Don't Force Children to Show Affection
Don’t do it. Don’t force children to show affection to others with kisses, hugs, or the like if they don’t want to or if it makes them uncomfortable. It’s going against their will by making them believe that they’re not in charge of their own bodies. Because remember: Affection can’t be imposed. Rather, it must be born in a free, spontaneous, and desired way. Never imposed.
Many of us, even in adulthood, have the odd uncomfortable memory in our minds about this same topic. Our fathers and mothers forced us to kiss that aunt that we’d never seen before, that cousin we didn’t like so much, or that neighbor we simply didn’t want to approach.
It’s such a popular social behavior in our daily lives that we hardly question it or give it any importance. And we don’t do it for several reasons: First, because in our cultures it’s an act of courtesy: We hug, we kiss, we shake hands, and we start talking. In our desire to introduce the little ones to these social behaviors, it’s common for us to force them to do so from childhood, to stand on their tiptoes in order to kiss or to be kissed.
However, it’s not a pleasant experience for many children. They just don’t want that closeness, nor do they want to be kissed or caressed by people they don’t know or who make them uncomfortable. So… why do we do it? Why do we insist on it? In “You are Mom” we suggest you reflect on the subject so that you can also offer us your opinion.
Kisses should be given freely, not by force
Consider for a moment the kind of message we’re giving to our children when we force them to kiss our coworker whom they’ve never seen before. Imagine how a little shy child feels when their parents urge them with those classic phrases like “Come on, I told you to give them a kiss, what are you waiting for?”
- That boy or that girl who’s forced to hug or kiss someone thinks that their body isn’t their own, that they don’t have a say, and that they must obey when offering signs of affection whether they feel like it or not.

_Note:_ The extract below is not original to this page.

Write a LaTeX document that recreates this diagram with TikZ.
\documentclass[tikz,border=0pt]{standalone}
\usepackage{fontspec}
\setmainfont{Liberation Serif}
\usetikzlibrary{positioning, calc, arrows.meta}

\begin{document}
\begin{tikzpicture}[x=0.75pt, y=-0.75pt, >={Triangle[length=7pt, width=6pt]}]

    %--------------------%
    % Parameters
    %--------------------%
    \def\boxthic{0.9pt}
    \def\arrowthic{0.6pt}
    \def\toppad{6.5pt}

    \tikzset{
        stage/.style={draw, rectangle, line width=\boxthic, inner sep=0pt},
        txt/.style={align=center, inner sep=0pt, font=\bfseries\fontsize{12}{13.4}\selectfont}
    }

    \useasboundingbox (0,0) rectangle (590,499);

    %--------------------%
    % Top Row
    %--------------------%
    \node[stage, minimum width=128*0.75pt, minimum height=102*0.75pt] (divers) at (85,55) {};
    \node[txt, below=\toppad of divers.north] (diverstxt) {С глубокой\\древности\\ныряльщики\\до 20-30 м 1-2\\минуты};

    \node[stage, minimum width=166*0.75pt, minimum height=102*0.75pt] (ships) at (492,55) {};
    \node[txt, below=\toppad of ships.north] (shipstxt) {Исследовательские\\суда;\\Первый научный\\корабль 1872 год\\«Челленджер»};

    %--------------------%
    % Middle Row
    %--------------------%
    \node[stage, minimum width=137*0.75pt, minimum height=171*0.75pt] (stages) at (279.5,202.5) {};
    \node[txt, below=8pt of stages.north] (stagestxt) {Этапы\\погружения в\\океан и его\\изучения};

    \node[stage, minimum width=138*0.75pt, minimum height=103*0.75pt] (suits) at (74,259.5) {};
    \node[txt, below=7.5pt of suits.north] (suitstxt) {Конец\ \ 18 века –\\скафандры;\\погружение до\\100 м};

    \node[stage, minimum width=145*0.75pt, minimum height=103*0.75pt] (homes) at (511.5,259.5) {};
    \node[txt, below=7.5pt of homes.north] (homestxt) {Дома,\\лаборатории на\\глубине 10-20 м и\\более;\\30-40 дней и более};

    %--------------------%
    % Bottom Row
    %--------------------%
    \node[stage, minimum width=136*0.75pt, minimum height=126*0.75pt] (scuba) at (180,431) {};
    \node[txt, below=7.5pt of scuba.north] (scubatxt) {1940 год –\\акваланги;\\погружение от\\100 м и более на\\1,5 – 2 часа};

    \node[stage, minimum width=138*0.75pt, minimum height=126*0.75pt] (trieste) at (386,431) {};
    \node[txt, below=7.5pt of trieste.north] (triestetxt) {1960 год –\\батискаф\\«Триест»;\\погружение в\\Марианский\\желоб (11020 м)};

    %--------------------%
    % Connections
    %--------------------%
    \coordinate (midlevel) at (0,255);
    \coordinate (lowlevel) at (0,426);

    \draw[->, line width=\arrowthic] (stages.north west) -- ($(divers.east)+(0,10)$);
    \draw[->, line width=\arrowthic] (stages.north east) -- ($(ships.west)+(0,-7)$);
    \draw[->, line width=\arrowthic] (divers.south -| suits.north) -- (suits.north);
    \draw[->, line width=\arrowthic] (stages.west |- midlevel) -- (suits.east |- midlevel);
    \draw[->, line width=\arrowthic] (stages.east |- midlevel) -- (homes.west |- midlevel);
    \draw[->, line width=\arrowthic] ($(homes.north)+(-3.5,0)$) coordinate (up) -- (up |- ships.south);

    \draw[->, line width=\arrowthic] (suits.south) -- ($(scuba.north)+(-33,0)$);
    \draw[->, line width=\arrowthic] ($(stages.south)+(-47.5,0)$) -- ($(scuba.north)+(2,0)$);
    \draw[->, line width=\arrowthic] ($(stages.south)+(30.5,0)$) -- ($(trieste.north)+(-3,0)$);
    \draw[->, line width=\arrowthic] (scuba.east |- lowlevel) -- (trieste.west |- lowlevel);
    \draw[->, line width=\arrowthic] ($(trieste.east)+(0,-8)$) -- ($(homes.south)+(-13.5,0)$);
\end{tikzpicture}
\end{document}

- It’s not the right thing to do. So much so, that it can leave small consequences for our children when they feel violated and used.
- Also, and here comes the dangerous thing, a child may think that they have no voice or say. That it’s what adults ask of you that counts and that it should be done regardless of your own wishes.

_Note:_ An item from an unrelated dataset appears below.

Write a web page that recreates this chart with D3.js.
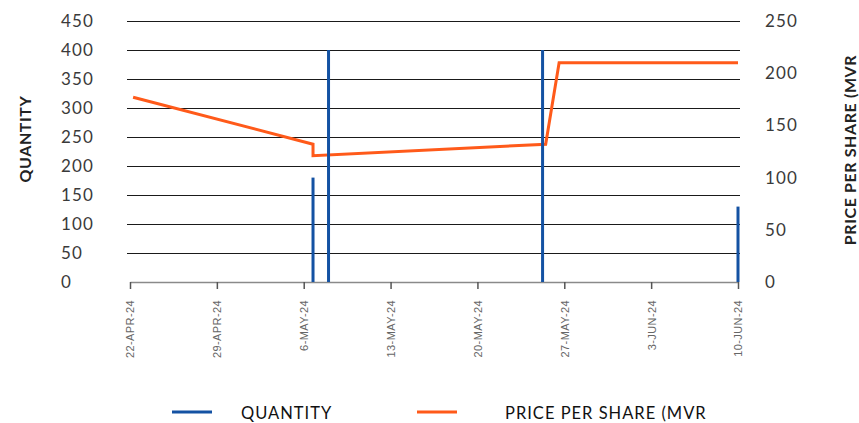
<!DOCTYPE html>
<html lang="en">
<head>
    <meta charset="UTF-8">
    <title>Quantity and price per share</title>
    <script src="https://d3js.org/d3.v7.min.js"></script>
    <style>
    body {
        margin: 0;
        background: #fff;
    }
    .num text {
        font-family: Lato, sans-serif;
        font-weight: 400;
        font-size: 17px;
        letter-spacing: 1.2px;
        fill: #3a3a3a;
    }
    .xaxis text {
        font-family: "Liberation Sans", Arial, sans-serif;
        font-size: 11px;
        letter-spacing: 0.4px;
        fill: #666;
    }
    .xaxis line {
        stroke: #555;
    }
    .title {
        font-family: Lato, sans-serif;
        font-weight: 700;
        font-size: 16px;
        letter-spacing: 0.6px;
        fill: #222;
    }
    .legend text {
        font-family: Lato, sans-serif;
        font-weight: 400;
        font-size: 16.5px;
        letter-spacing: 1px;
        fill: #111;
    }
    </style>
</head>
<body>
    <script>
    var width = 859;
    var height = 423;

    // data
    var qtyDates = ["2024-05-06T18:00", "2024-05-08T00:00", "2024-05-25T06:00", "2024-06-10T00:00"];
    var qtyValues = [180, 400, 400, 130];

    var priceDates = ["2024-04-22T06:00", "2024-05-06T18:00", "2024-05-06T18:00", "2024-05-25T12:00", "2024-05-26T14:00", "2024-06-10T00:00"];
    var priceValues = [177, 132, 121, 132, 210, 210];

    var xTicks = ["2024-04-22", "2024-04-29", "2024-05-06", "2024-05-13", "2024-05-20", "2024-05-27", "2024-06-03", "2024-06-10"];
    var leftTicks = [0, 50, 100, 150, 200, 250, 300, 350, 400, 450];
    var rightTicks = [0, 50, 100, 150, 200, 250];

    var parse = d3.isoParse;
    var qty = qtyDates.map(function(d, i) { return {date: parse(d), value: qtyValues[i]}; });
    var price = priceDates.map(function(d, i) { return {date: parse(d), value: priceValues[i]}; });

    var svg = d3.select("body")
        .append("svg")
        .attr("width", width)
        .attr("height", height);

    // scales
    var xScale = d3.scaleTime()
        .domain([parse(xTicks[0]), parse(xTicks[xTicks.length - 1])])
        .range([130, 738]);

    var yLeft = d3.scaleLinear()
        .domain([0, 450])
        .range([282, 21]);

    var yRight = d3.scaleLinear()
        .domain([0, 250])
        .range([282, 21]);

    // grid lines
    svg.append("g")
        .selectAll("line")
        .data(leftTicks.slice(1))
        .enter()
        .append("line")
        .attr("x1", 127)
        .attr("x2", 740)
        .attr("y1", function(d) { return Math.round(yLeft(d)) + 0.5; })
        .attr("y2", function(d) { return Math.round(yLeft(d)) + 0.5; })
        .attr("stroke", "#1a1a1a")
        .attr("stroke-width", 1);

    // x axis
    var fmt = d3.timeFormat("%-d-%b-%y");
    var xAxis = d3.axisBottom(xScale)
        .tickValues(xTicks.map(parse))
        .tickSize(7)
        .tickSizeOuter(0)
        .tickFormat(function(d) { return fmt(d).toUpperCase(); });

    var gx = svg.append("g")
        .attr("class", "xaxis")
        .attr("transform", "translate(0,282)")
        .call(xAxis);
    gx.select(".domain")
        .attr("stroke", "#8a8a8a")
        .attr("stroke-width", 1.5);
    gx.selectAll(".tick line").attr("stroke-width", 1.5);
    gx.selectAll(".tick text")
        .attr("transform", "rotate(-90)")
        .attr("text-anchor", "end")
        .attr("x", -18)
        .attr("y", 0)
        .attr("dy", "0.35em");

    // left axis (labels left aligned)
    var gl = svg.append("g")
        .attr("class", "num")
        .attr("transform", "translate(61,0)")
        .call(d3.axisRight(yLeft).tickValues(leftTicks).tickSize(0).tickPadding(0));
    gl.select(".domain").remove();

    // right axis
    var gr = svg.append("g")
        .attr("class", "num")
        .attr("transform", "translate(765,0)")
        .call(d3.axisRight(yRight).tickValues(rightTicks).tickSize(0).tickPadding(0));
    gr.select(".domain").remove();

    // price line
    var line = d3.line()
        .x(function(d) { return xScale(d.date); })
        .y(function(d) { return yRight(d.value); });

    svg.append("path")
        .datum(price)
        .attr("d", line)
        .attr("fill", "none")
        .attr("stroke", "#ff5a1a")
        .attr("stroke-width", 3)
        .attr("stroke-linejoin", "miter");

    // quantity bars
    svg.append("g")
        .selectAll("rect")
        .data(qty)
        .enter()
        .append("rect")
        .attr("x", function(d) { return xScale(d.date) - 1.5; })
        .attr("width", 3)
        .attr("y", function(d) { return yLeft(d.value); })
        .attr("height", function(d) { return yLeft(0) - yLeft(d.value); })
        .attr("fill", "#1452a3");

    // axis titles
    svg.append("text")
        .attr("class", "title")
        .attr("transform", "translate(25,139) rotate(-90)")
        .attr("text-anchor", "middle")
        .attr("dy", "0.36em")
        .text("QUANTITY");

    svg.append("text")
        .attr("class", "title")
        .attr("transform", "translate(850,150) rotate(-90)")
        .attr("text-anchor", "middle")
        .attr("dy", "0.36em")
        .text("PRICE PER SHARE (MVR");

    // legend
    var legendItems = [
        {label: "QUANTITY", color: "#1452a3", x: 172, tx: 241},
        {label: "PRICE PER SHARE (MVR", color: "#ff5a1a", x: 417, tx: 505}
    ];
    var lg = svg.append("g").attr("class", "legend");
    lg.selectAll("line")
        .data(legendItems)
        .enter()
        .append("line")
        .attr("x1", function(d) { return d.x; })
        .attr("x2", function(d) { return d.x + 40; })
        .attr("y1", 412)
        .attr("y2", 412)
        .attr("stroke", function(d) { return d.color; })
        .attr("stroke-width", 3);
    lg.selectAll("text")
        .data(legendItems)
        .enter()
        .append("text")
        .attr("x", function(d) { return d.tx; })
        .attr("y", 413)
        .attr("dy", "0.36em")
        .text(function(d) { return d.label; });
    </script>
</body>
</html>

It’s not the right thing to do. Something that seems silly actually contains many nuances.
My body is mine
CAPS Hauraki is a New Zealand association that fights against child abuse and, in turn, plays an interesting role in advising families.
- Very recently, they started an interesting campaign with a very specific purpose: To make parents aware of the need not to force children to kiss those they don’t want to.
- We have to understand that children are at a stage where they’re learning what’s called consent.
- When it comes to physical contact, little ones should understand as soon as possible that their body is theirs. No one has the right to touch them without their permission, no one can or should force them to do something they don’t want in this intimate aspect.
From this association, for example, they speak of the bad experience that some children go through at Christmas time when they’re forced to sit on Santa Claus’s lap even though he scares them or they don’t want to. Not all children will experience it in the same way, but for some, having to sit on the knees of a stranger is something very unpleasant.
Set an example without imposing
There are parents who continue to think that their children are their property and that, for this reason, they can force them to do almost anything that for them is apparently the right thing to do.
However, we must be clear: Your child isn’t your property, they’re your RESPONSIBILITY, and therefore, you must be sensitive to their needs and respect their decisions.
- If they don’t want to kiss certain relatives, friends, or strangers, don’t force it on them. Never do it or you’ll be manipulating their physical integrity by making them believe that they can’t refuse.
- Your best option is simply to lead by example. Let them see what the rules of courtesy are like, how we greet each other, how we say goodbye, etc. Allow them to see you and allow them to voluntarily approach others for a hug or kiss if they want.
If your child doesn’t want to be kissed or hugged, make a simple suggestion: Shake hands. And if they don’t like this alternative, they can also simply wave or say hello. This way, you’re respecting your child’s physical boundaries while also encouraging politeness.